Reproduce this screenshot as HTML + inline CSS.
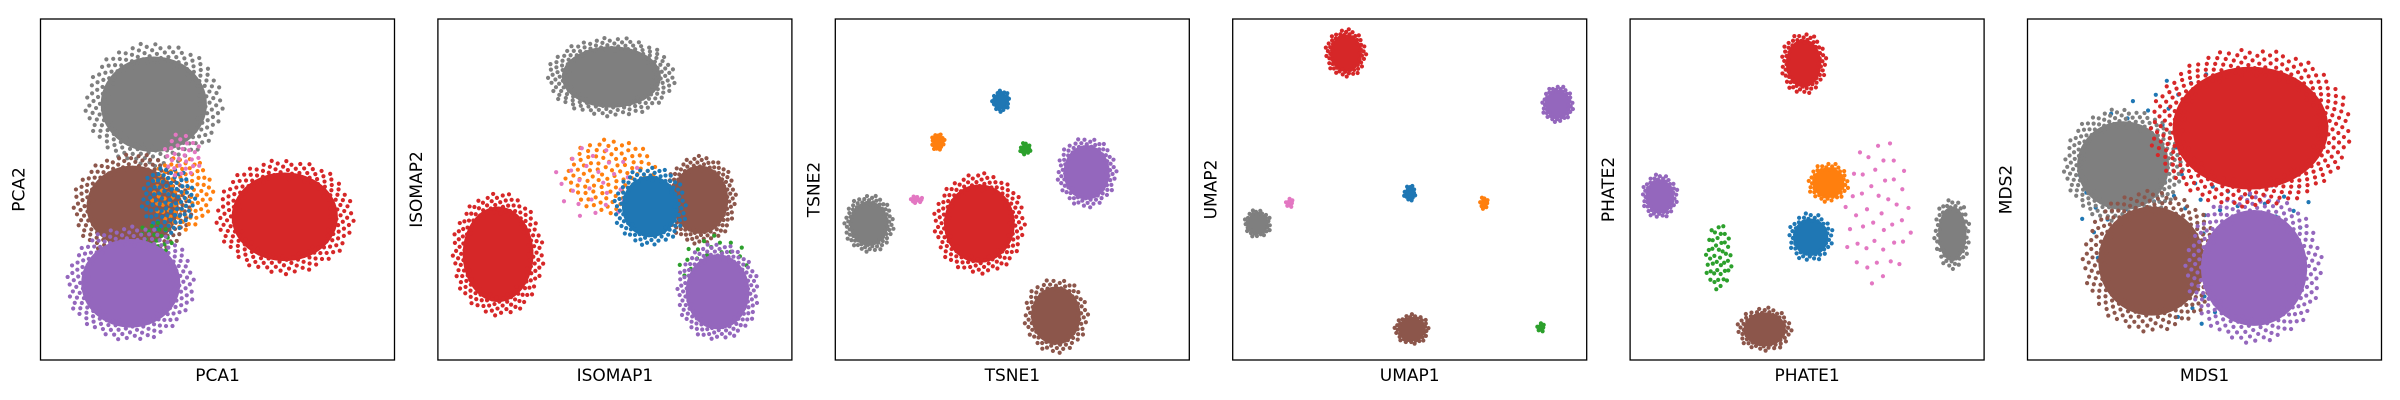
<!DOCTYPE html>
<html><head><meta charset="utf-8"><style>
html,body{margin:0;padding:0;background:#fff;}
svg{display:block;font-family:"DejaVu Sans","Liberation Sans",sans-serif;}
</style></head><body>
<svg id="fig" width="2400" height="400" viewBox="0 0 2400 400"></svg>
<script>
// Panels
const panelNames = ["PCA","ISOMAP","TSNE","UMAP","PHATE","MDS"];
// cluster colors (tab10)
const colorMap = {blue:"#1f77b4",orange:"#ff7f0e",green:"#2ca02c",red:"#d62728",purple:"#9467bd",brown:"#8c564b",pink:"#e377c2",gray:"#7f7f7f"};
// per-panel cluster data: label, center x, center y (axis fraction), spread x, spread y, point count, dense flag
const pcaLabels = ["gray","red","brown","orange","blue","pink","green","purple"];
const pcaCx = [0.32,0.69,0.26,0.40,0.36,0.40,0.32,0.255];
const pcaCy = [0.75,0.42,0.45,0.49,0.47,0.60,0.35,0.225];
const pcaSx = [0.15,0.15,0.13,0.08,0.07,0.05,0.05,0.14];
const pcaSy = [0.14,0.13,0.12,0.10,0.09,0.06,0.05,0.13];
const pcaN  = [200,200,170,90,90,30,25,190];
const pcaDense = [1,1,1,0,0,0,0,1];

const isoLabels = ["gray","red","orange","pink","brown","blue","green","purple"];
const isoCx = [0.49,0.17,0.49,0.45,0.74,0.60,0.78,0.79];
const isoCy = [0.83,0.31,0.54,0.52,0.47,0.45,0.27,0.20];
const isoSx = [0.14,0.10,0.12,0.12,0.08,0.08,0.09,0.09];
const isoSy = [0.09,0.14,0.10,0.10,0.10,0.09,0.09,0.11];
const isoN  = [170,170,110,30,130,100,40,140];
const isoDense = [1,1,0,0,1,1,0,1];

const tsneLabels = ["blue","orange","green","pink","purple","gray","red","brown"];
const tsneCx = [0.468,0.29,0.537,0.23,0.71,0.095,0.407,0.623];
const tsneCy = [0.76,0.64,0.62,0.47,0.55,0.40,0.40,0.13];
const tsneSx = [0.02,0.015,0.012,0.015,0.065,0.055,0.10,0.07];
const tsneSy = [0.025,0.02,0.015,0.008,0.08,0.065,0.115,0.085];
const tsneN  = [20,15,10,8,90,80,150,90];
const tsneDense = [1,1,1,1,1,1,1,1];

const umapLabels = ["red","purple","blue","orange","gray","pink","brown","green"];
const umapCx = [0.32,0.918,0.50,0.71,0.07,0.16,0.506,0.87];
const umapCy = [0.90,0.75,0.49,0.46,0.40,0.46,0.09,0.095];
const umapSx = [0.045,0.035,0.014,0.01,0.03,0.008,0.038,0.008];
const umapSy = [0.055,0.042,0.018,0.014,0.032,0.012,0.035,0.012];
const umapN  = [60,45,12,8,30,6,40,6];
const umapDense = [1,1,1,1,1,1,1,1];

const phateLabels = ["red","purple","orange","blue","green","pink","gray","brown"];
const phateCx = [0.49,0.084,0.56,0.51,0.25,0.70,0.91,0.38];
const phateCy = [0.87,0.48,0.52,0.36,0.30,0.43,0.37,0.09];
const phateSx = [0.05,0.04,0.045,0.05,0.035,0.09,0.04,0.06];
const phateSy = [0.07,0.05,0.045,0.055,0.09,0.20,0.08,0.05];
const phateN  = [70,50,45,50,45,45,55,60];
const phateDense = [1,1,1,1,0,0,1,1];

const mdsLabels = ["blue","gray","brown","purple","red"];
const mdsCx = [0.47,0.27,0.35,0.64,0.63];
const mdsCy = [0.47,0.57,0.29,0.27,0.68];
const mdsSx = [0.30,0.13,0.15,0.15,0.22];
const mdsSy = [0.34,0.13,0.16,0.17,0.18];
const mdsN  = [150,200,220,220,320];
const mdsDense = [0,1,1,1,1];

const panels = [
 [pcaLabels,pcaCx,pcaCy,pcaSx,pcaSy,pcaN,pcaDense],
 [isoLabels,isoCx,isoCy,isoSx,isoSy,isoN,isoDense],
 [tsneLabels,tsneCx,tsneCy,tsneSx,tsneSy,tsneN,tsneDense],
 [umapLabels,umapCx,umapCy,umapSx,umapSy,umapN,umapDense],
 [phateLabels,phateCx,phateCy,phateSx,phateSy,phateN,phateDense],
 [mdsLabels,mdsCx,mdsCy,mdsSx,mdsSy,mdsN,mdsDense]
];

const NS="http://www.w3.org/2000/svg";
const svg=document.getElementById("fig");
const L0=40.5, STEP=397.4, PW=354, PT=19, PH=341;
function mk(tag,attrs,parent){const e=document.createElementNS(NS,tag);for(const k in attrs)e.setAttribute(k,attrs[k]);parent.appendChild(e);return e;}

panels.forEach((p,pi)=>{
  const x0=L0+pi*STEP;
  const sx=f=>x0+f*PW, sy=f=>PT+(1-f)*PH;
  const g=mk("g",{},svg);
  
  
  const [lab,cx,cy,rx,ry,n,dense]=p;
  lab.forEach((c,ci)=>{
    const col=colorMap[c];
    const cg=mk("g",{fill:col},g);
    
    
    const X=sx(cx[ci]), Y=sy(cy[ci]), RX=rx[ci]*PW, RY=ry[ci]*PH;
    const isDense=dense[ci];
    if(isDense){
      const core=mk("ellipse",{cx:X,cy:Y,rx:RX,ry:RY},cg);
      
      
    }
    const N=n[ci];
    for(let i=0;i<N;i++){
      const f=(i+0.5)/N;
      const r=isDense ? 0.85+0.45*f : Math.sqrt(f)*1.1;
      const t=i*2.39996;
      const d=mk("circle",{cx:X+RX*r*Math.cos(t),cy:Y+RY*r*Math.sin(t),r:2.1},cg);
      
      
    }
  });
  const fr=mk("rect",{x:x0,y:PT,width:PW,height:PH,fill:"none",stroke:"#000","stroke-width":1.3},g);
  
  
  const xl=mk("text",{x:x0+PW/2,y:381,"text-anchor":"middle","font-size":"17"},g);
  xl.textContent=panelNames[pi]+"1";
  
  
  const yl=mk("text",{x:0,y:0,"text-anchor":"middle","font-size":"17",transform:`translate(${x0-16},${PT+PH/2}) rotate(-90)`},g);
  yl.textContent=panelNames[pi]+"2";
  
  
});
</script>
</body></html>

════════

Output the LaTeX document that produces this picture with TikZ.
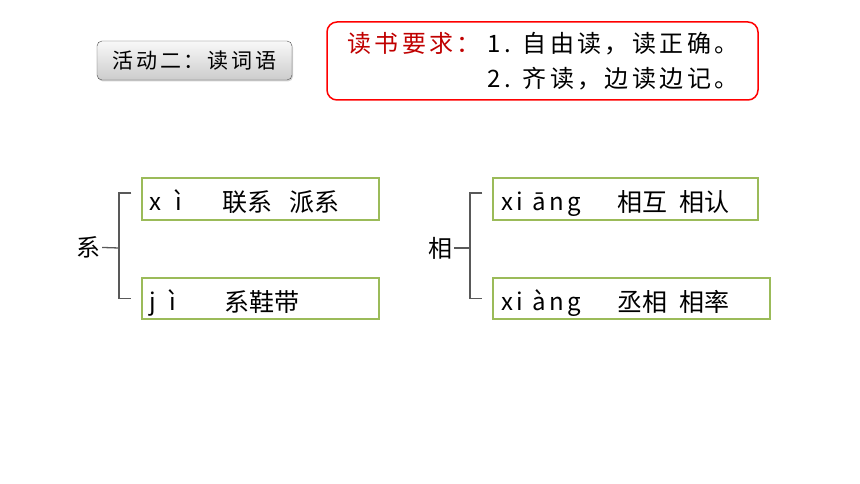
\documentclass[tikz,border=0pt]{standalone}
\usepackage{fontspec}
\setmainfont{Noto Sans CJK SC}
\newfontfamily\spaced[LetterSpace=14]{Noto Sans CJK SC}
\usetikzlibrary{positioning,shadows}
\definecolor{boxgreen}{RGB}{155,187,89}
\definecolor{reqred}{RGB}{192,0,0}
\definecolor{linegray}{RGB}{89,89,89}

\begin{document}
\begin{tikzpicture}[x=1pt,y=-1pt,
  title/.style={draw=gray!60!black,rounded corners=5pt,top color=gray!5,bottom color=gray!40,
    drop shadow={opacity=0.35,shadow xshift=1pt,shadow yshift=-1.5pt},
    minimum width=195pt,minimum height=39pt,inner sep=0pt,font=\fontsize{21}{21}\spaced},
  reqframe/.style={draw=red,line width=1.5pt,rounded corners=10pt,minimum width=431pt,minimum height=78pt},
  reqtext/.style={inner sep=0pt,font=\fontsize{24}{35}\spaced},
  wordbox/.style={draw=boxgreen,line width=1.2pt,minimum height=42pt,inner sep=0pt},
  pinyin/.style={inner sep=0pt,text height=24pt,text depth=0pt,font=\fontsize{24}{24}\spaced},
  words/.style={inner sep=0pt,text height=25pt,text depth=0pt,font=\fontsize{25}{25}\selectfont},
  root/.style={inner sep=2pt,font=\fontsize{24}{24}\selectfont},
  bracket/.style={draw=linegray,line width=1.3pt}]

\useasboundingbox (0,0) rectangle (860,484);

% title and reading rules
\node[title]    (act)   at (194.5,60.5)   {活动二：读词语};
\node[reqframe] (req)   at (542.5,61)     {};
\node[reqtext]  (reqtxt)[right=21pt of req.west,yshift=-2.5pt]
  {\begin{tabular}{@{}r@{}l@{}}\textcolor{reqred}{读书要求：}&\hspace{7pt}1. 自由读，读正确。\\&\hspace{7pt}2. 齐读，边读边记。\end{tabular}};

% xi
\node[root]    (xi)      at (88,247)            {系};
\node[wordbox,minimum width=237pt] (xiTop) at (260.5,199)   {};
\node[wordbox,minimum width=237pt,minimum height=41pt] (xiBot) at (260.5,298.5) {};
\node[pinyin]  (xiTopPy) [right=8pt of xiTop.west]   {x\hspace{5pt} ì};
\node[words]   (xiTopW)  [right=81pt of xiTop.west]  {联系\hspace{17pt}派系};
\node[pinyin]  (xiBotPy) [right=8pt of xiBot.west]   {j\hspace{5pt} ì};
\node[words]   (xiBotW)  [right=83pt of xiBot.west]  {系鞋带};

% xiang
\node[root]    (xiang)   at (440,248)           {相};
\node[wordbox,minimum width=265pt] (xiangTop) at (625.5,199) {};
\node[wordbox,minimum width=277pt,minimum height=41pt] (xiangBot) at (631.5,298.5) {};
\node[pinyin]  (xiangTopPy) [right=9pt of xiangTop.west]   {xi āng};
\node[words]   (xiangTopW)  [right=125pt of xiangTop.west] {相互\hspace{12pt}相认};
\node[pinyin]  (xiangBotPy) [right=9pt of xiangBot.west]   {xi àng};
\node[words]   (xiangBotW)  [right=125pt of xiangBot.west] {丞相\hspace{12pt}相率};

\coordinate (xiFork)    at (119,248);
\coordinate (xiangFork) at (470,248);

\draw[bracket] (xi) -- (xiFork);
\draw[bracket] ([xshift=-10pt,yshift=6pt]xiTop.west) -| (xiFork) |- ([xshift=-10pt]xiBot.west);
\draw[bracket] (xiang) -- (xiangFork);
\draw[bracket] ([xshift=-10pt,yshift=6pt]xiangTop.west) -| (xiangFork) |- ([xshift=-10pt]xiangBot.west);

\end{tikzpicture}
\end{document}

════════

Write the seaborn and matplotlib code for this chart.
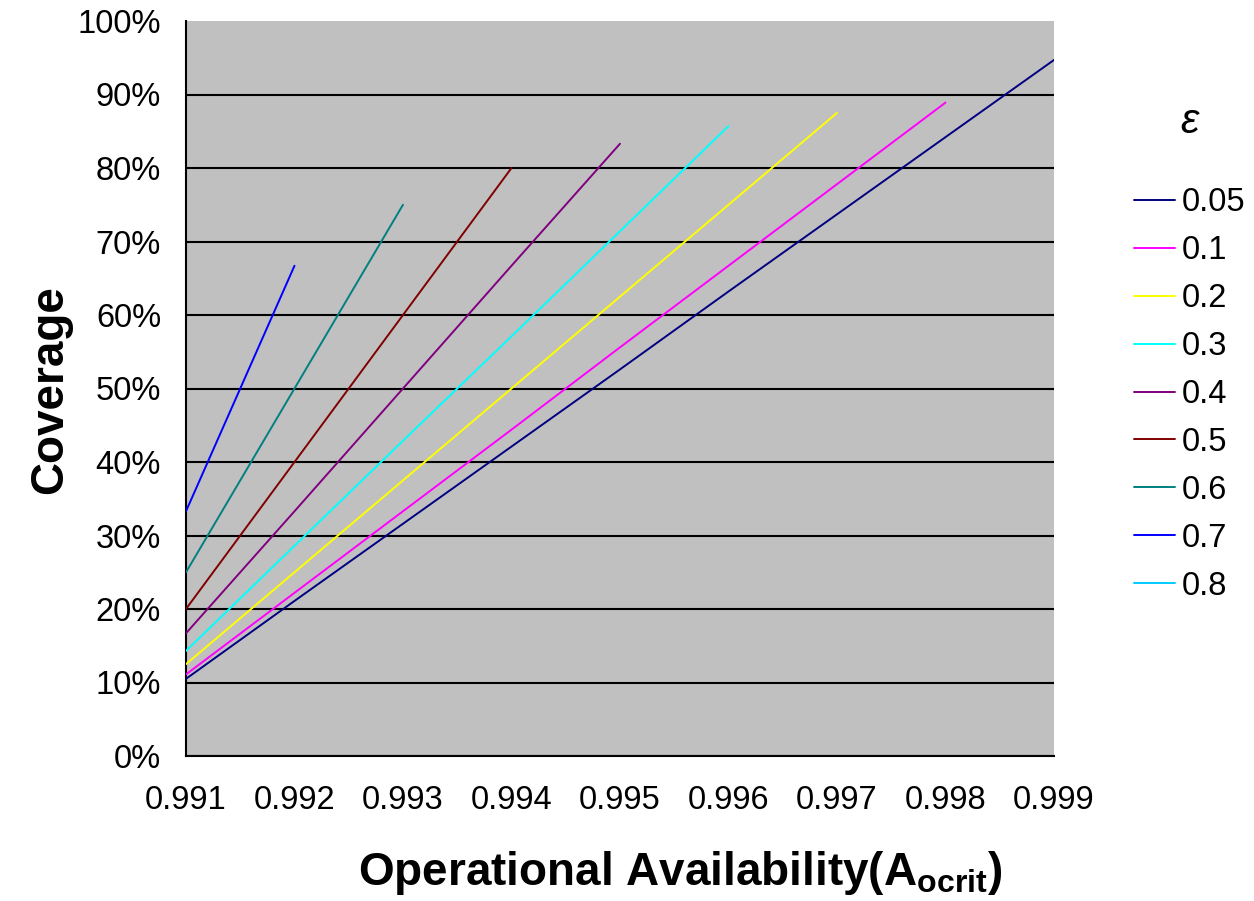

════════

What you should do> Copy all lines from the material that hold "this".

Solved problem>
Reproduce this screenshot as HTML + inline CSS.
Output the LaTeX document that produces this picture with TikZ.
Write the seaborn and matplotlib code for this chart.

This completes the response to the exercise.